Skip every image and restate the data word for word.

--- START OF Collected data ---

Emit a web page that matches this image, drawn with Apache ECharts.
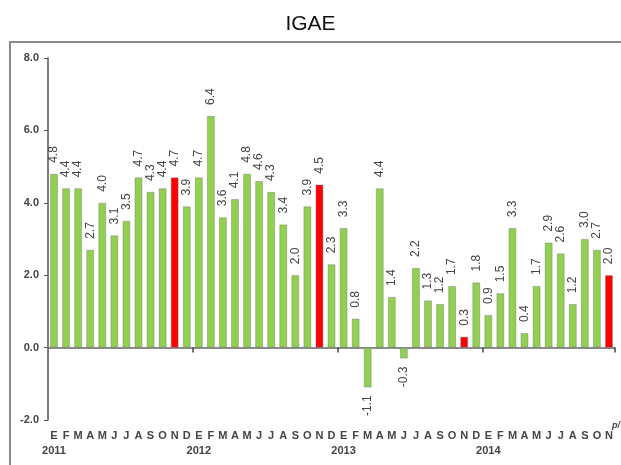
<!DOCTYPE html>
<html>
<head>
<meta charset="utf-8">
<script src="https://cdn.jsdelivr.net/npm/echarts@6/dist/echarts.min.js"></script>
<style>
html,body{margin:0;padding:0;background:#fff;}
#c{width:621px;height:465px;}
</style>
</head>
<body>
<div id="c"></div>
<script>
// Months Jan 2011 – Nov 2014 (Spanish initials)
var monthLetters = ['E','F','M','A','M','J','J','A','S','O','N','D'];
var years = ['2011','2012','2013','2014'];
var values = [
  4.8, 4.4, 4.4, 2.7, 4.0, 3.1, 3.5, 4.7, 4.3, 4.4, 4.7, 3.9,
  4.7, 6.4, 3.6, 4.1, 4.8, 4.6, 4.3, 3.4, 2.0, 3.9, 4.5, 2.3,
  3.3, 0.8, -1.1, 4.4, 1.4, -0.3, 2.2, 1.3, 1.2, 1.7, 0.3, 1.8,
  0.9, 1.5, 3.3, 0.4, 1.7, 2.9, 2.6, 1.2, 3.0, 2.7, 2.0
];
var yTicks = { min: -2, max: 8, interval: 2 };
var prelimMark = 'p/';

var categories = values.map(function (v, i) {
  return years[Math.floor(i / 12)] + '-' + (i % 12 + 1);
});

var GREEN = '#92d050', RED = '#ff0000';
var barData = values.map(function (v, i) {
  var item = {
    value: v,
    itemStyle: { color: (i % 12 === 10) ? RED : GREEN }
  };
  if (v < 0) {
    item.label = { position: 'bottom', align: 'right', distance: 8 };
  }
  return item;
});

var chart = echarts.init(document.getElementById('c'), null, { renderer: 'canvas' });
var FONT = 'Liberation Sans, Arial, sans-serif';
var frame = {
  type: 'rect', shape: { x: 10, y: 42, width: 700, height: 600 },
  style: { fill: null, stroke: '#8a8a8a', lineWidth: 2 }, z: 0
};
chart.setOption({
  animation: false,
  textStyle: { fontFamily: FONT },
  title: {
    text: 'IGAE', left: 'center', top: 9,
    textStyle: { fontFamily: FONT, fontSize: 21, fontWeight: 'normal', color: '#111' }
  },
  graphic: [frame],
  grid: { left: 48, right: 6, top: 58, bottom: 45 },
  xAxis: [{
    type: 'category', data: categories, position: 'bottom',
    axisLine: { onZero: true, lineStyle: { color: '#666', width: 1.5 } },
    axisTick: { show: true, length: 5, interval: function (i) { return i % 12 === 0 && i > 0; }, lineStyle: { color: '#444', width: 1.5 } },
    axisLabel: { show: false }
  }, {
    type: 'category', data: categories, position: 'bottom',
    axisLine: { show: false, onZero: false },
    axisTick: { show: false },
    axisLabel: {
      interval: 0, margin: 8, color: '#444', fontSize: 11, fontWeight: 'bold',
      formatter: function (val, i) {
        var m = monthLetters[i % 12];
        if (i % 12 === 0) return '{m|' + m + '}\n{y|' + years[i / 12] + '}';
        return '{m|' + m + '}';
      },
      rich: {
        m: { fontSize: 11, fontWeight: 'bold', color: '#444', lineHeight: 15 },
        y: { fontSize: 11, fontWeight: 'bold', color: '#444', lineHeight: 15 }
      }
    }
  }],
  yAxis: {
    type: 'value', min: yTicks.min, max: yTicks.max, interval: yTicks.interval,
    axisLine: { show: true, lineStyle: { color: '#555', width: 1.5 } },
    axisTick: { show: true, length: 4, lineStyle: { color: '#555' } },
    splitLine: { show: false },
    axisLabel: {
      color: '#444', fontSize: 11, fontWeight: 'bold', margin: 9,
      formatter: function (v) { return v.toFixed(1); }
    }
  },
  series: [{
    type: 'bar', data: barData, xAxisIndex: 0,
    barCategoryGap: '36%',
    itemStyle: { borderColor: 'rgba(110,110,110,0.5)', borderWidth: 0.8 },
    label: {
      show: true, position: 'top', rotate: 90, align: 'left', verticalAlign: 'middle',
      distance: 11, color: '#444', fontSize: 12, fontFamily: FONT,
      formatter: function (p) { return p.value.toFixed(1); }
    }
  }]
});

// superscript "p/" next to the last month label, positioned from the axis scale
var lastIdx = values.length - 1;
var px = chart.convertToPixel({ xAxisIndex: 1 }, categories[lastIdx]);
var py = chart.convertToPixel({ yAxisIndex: 0 }, yTicks.min);
chart.setOption({
  graphic: [frame, {
    type: 'text', x: px + 3, y: py + 1,
    style: { text: prelimMark, font: 'italic bold 9px ' + FONT, fill: '#444' }
  }]
});
</script>
</body>
</html>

--- END OF Collected data ---

▸ **Response to the task**:
Emit a web page that matches this image, drawn with Apache ECharts.
<!DOCTYPE html>
<html>
<head>
<meta charset="utf-8">
<script src="https://cdn.jsdelivr.net/npm/echarts@6/dist/echarts.min.js"></script>
<style>
html,body{margin:0;padding:0;background:#fff;}
#c{width:621px;height:465px;}
</style>
</head>
<body>
<div id="c"></div>
<script>
// Months Jan 2011 – Nov 2014 (Spanish initials)
var monthLetters = ['E','F','M','A','M','J','J','A','S','O','N','D'];
var years = ['2011','2012','2013','2014'];
var values = [
  4.8, 4.4, 4.4, 2.7, 4.0, 3.1, 3.5, 4.7, 4.3, 4.4, 4.7, 3.9,
  4.7, 6.4, 3.6, 4.1, 4.8, 4.6, 4.3, 3.4, 2.0, 3.9, 4.5, 2.3,
  3.3, 0.8, -1.1, 4.4, 1.4, -0.3, 2.2, 1.3, 1.2, 1.7, 0.3, 1.8,
  0.9, 1.5, 3.3, 0.4, 1.7, 2.9, 2.6, 1.2, 3.0, 2.7, 2.0
];
var yTicks = { min: -2, max: 8, interval: 2 };
var prelimMark = 'p/';

var categories = values.map(function (v, i) {
  return years[Math.floor(i / 12)] + '-' + (i % 12 + 1);
});

var GREEN = '#92d050', RED = '#ff0000';
var barData = values.map(function (v, i) {
  var item = {
    value: v,
    itemStyle: { color: (i % 12 === 10) ? RED : GREEN }
  };
  if (v < 0) {
    item.label = { position: 'bottom', align: 'right', distance: 8 };
  }
  return item;
});

var chart = echarts.init(document.getElementById('c'), null, { renderer: 'canvas' });
var FONT = 'Liberation Sans, Arial, sans-serif';
var frame = {
  type: 'rect', shape: { x: 10, y: 42, width: 700, height: 600 },
  style: { fill: null, stroke: '#8a8a8a', lineWidth: 2 }, z: 0
};
chart.setOption({
  animation: false,
  textStyle: { fontFamily: FONT },
  title: {
    text: 'IGAE', left: 'center', top: 9,
    textStyle: { fontFamily: FONT, fontSize: 21, fontWeight: 'normal', color: '#111' }
  },
  graphic: [frame],
  grid: { left: 48, right: 6, top: 58, bottom: 45 },
  xAxis: [{
    type: 'category', data: categories, position: 'bottom',
    axisLine: { onZero: true, lineStyle: { color: '#666', width: 1.5 } },
    axisTick: { show: true, length: 5, interval: function (i) { return i % 12 === 0 && i > 0; }, lineStyle: { color: '#444', width: 1.5 } },
    axisLabel: { show: false }
  }, {
    type: 'category', data: categories, position: 'bottom',
    axisLine: { show: false, onZero: false },
    axisTick: { show: false },
    axisLabel: {
      interval: 0, margin: 8, color: '#444', fontSize: 11, fontWeight: 'bold',
      formatter: function (val, i) {
        var m = monthLetters[i % 12];
        if (i % 12 === 0) return '{m|' + m + '}\n{y|' + years[i / 12] + '}';
        return '{m|' + m + '}';
      },
      rich: {
        m: { fontSize: 11, fontWeight: 'bold', color: '#444', lineHeight: 15 },
        y: { fontSize: 11, fontWeight: 'bold', color: '#444', lineHeight: 15 }
      }
    }
  }],
  yAxis: {
    type: 'value', min: yTicks.min, max: yTicks.max, interval: yTicks.interval,
    axisLine: { show: true, lineStyle: { color: '#555', width: 1.5 } },
    axisTick: { show: true, length: 4, lineStyle: { color: '#555' } },
    splitLine: { show: false },
    axisLabel: {
      color: '#444', fontSize: 11, fontWeight: 'bold', margin: 9,
      formatter: function (v) { return v.toFixed(1); }
    }
  },
  series: [{
    type: 'bar', data: barData, xAxisIndex: 0,
    barCategoryGap: '36%',
    itemStyle: { borderColor: 'rgba(110,110,110,0.5)', borderWidth: 0.8 },
    label: {
      show: true, position: 'top', rotate: 90, align: 'left', verticalAlign: 'middle',
      distance: 11, color: '#444', fontSize: 12, fontFamily: FONT,
      formatter: function (p) { return p.value.toFixed(1); }
    }
  }]
});

// superscript "p/" next to the last month label, positioned from the axis scale
var lastIdx = values.length - 1;
var px = chart.convertToPixel({ xAxisIndex: 1 }, categories[lastIdx]);
var py = chart.convertToPixel({ yAxisIndex: 0 }, yTicks.min);
chart.setOption({
  graphic: [frame, {
    type: 'text', x: px + 3, y: py + 1,
    style: { text: prelimMark, font: 'italic bold 9px ' + FONT, fill: '#444' }
  }]
});
</script>
</body>
</html>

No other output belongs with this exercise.